Harrison admitted that a doctor conducting a telehealth visit could have the patient visit an imaging center for an ultrasound and not write a prescription until he gets the results. “But the whole reason for telemedicine availability of abortion was to reduce or eliminate the need for physician involvement,” she said. “The abortion industry aims for the absolute minimum in safety and patient care.”
The Catholic Medical Association also criticized the new FDA rule, saying the agency acted without regard to the “documented risks to women of the use of mifepristone: hemorrhage, infection, and retention of fetal remains (incomplete abortion).”
“The minimal safety provisions do not require the physician to be even in the same state where the pharmacy is dispensing the drug (mifepristone),” said Dr. Lester Ruppersberger, former President of the Catholic Medical Association, and Marie T. Hilliard, Senior Fellow at the National Catholic Bioethics Center, in a statement provided to Aleteia. “The FDA admits there is the potential for excessive bleeding and that there have been 28 deaths associated with the use of this drug. And while the FDA requires that the prescribing physician be able to provide or arrange for emergency care if side effects occur, how timely can that be with a physician miles away? Furthermore, no onsite or in-person physical assessment to even document the weeks of gestation or the location of the fetus is required. No follow-up physical examination is required to assess for an incomplete abortion and the resulting risks of continued bleeding, retained products of conception necessitating surgical removal, or infections, which can lead to infertility and in extreme cases even death.”
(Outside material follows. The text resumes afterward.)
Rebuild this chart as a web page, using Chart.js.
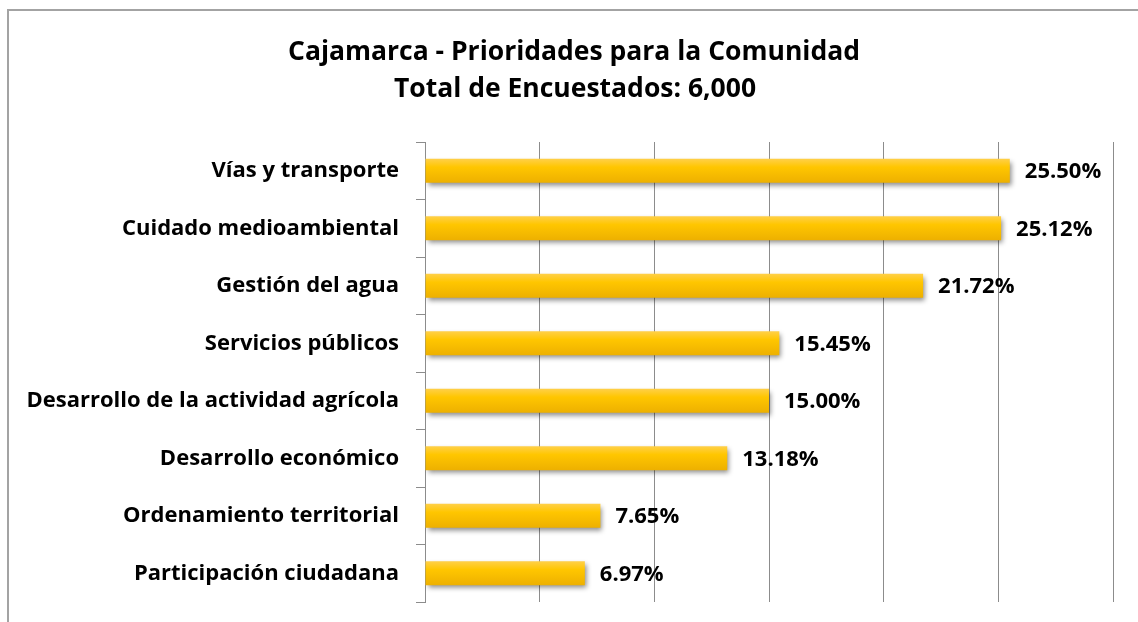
<!DOCTYPE html>
<html>
<head>
<meta charset="utf-8">
<script src="https://cdn.jsdelivr.net/npm/chart.js@4/dist/chart.umd.min.js"></script>
<style>
  html, body { margin: 0; padding: 0; background: #fff; overflow: hidden; }
  #frame {
    position: absolute; left: 7px; top: 9px; width: 1200px; height: 700px;
    border-left: 2px solid #a3a3a3; border-top: 2px solid #a3a3a3;
  }
  #wrap { position: absolute; left: 0; top: 0; width: 1138px; height: 622px; }
</style>
</head>
<body>
<div id="frame"></div>
<div id="wrap"><canvas id="chart"></canvas></div>
<script>
var categories = [
  'Vías y transporte',
  'Cuidado medioambiental',
  'Gestión del agua',
  'Servicios públicos',
  'Desarrollo de la actividad agrícola',
  'Desarrollo económico',
  'Ordenamiento territorial',
  'Participación ciudadana'
];
var percentages = [25.50, 25.12, 21.72, 15.45, 15.00, 13.18, 7.65, 6.97];
var axisTicks = [0, 5, 10, 15, 20, 25, 30];
var titleLines = ['Cajamarca - Prioridades para la Comunidad', 'Total de Encuestados: 6,000'];

var FONT = '"Open Sans", Lato, sans-serif';
var gridColor = '#8c8c8c';

// two-line title, centred over the whole frame rather than the padded box
var chartTitle = {
  id: 'chartTitle',
  afterDraw: function(chart) {
    var ctx = chart.ctx;
    ctx.save();
    ctx.font = 'bold 26.5px ' + FONT;
    ctx.fillStyle = '#000';
    ctx.textAlign = 'center';
    ctx.textBaseline = 'alphabetic';
    ctx.fillText(titleLines[0], 574, 60);
    ctx.fillText(titleLines[1], 575, 97);
    ctx.restore();
  }
};

// bar gradient and drop shadow, done per bar once the layout is known
var barStyle = {
  id: 'barStyle',
  beforeDatasetsDraw: function(chart) {
    var ctx = chart.ctx;
    chart.getDatasetMeta(0).data.forEach(function(bar) {
      var h = bar.height;
      var g = ctx.createLinearGradient(0, bar.y - h / 2, 0, bar.y + h / 2);
      g.addColorStop(0, '#ffd04a');
      g.addColorStop(0.35, '#ffc600');
      g.addColorStop(1, '#edb000');
      // options may be shared between bars, so give each bar its own copy
      bar.options = Object.assign({}, bar.options, { backgroundColor: g });
    });
  },
  beforeDatasetDraw: function(chart) {
    var ctx = chart.ctx;
    ctx.save();
    ctx.shadowColor = 'rgba(0,0,0,0.45)';
    ctx.shadowBlur = 5;
    ctx.shadowOffsetX = 2;
    ctx.shadowOffsetY = 3;
  },
  afterDatasetDraw: function(chart) {
    chart.ctx.restore();
  }
};

// value labels at the end of each bar
var valueLabels = {
  id: 'valueLabels',
  afterDatasetsDraw: function(chart) {
    var ctx = chart.ctx;
    ctx.save();
    ctx.font = 'bold 22px ' + FONT;
    ctx.fillStyle = '#000';
    ctx.textAlign = 'left';
    ctx.textBaseline = 'middle';
    chart.getDatasetMeta(0).data.forEach(function(bar, i) {
      ctx.fillText(percentages[i].toFixed(2) + '%', bar.x + 15, bar.y + 1);
    });
    ctx.restore();
  }
};

new Chart(document.getElementById('chart'), {
  type: 'bar',
  data: {
    labels: categories,
    datasets: [{
      data: percentages,
      backgroundColor: '#ffc600',
      borderWidth: 0,
      barPercentage: 0.42,
      categoryPercentage: 1
    }]
  },
  options: {
    indexAxis: 'y',
    responsive: true,
    maintainAspectRatio: false,
    animation: false,
    layout: { padding: { left: 0, right: 25, top: 142, bottom: 20 } },
    plugins: {
      legend: { display: false },
      tooltip: { enabled: false },
      title: { display: false }
    },
    scales: {
      x: {
        min: 0,
        max: 30,
        afterBuildTicks: function(scale) {
          scale.ticks = axisTicks.map(function(v) { return { value: v }; });
        },
        border: { display: false },
        grid: { color: gridColor, lineWidth: 1, drawTicks: false },
        ticks: { display: false }
      },
      y: {
        afterFit: function(scale) {
          scale.width = 425;
          scale.paddingTop = 0;
          scale.paddingBottom = 0;
        },
        border: { display: true, color: gridColor, width: 1 },
        grid: { display: true, offset: true, drawOnChartArea: false, color: gridColor, tickLength: 9 },
        ticks: {
          color: '#000',
          padding: 17,
          font: { family: FONT, size: 22, weight: 'bold' }
        }
      }
    }
  },
  plugins: [barStyle, valueLabels, chartTitle]
});
</script>
</body>
</html>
Dr. Harrison, a board-certified ob-gyn, said the potential for life-threatening bleeding is significant. “Mifeprex [the brand name for mifepristone] interferes with the ability of a woman’s womb to clamp down and stop bleeding,” she said. “So the hemorrhage that you see with Mifeprex complication abortion is massive hemorrhaging.”
The risk of life-threatening infection is also increased because Mifeprex suppresses a woman’s immune system, making it more difficult for her to fight off serious infection, she said.
Both AAPLOG and the Catholic Medical Association also warn of the potential for abuse when a woman seeking a chemical abortion can obtain a prescription without an in-person visit.
“With a telemedicine visit, you have no idea who is standing behind the screen,” Harrison said. “So this is a perfect opportunity for pimps and abusers to coerce abortion. And even then you don’t know if the woman who is ‘applying’ over the internet is the same woman who is going to receive the drug. There’s huge potential for abuse.”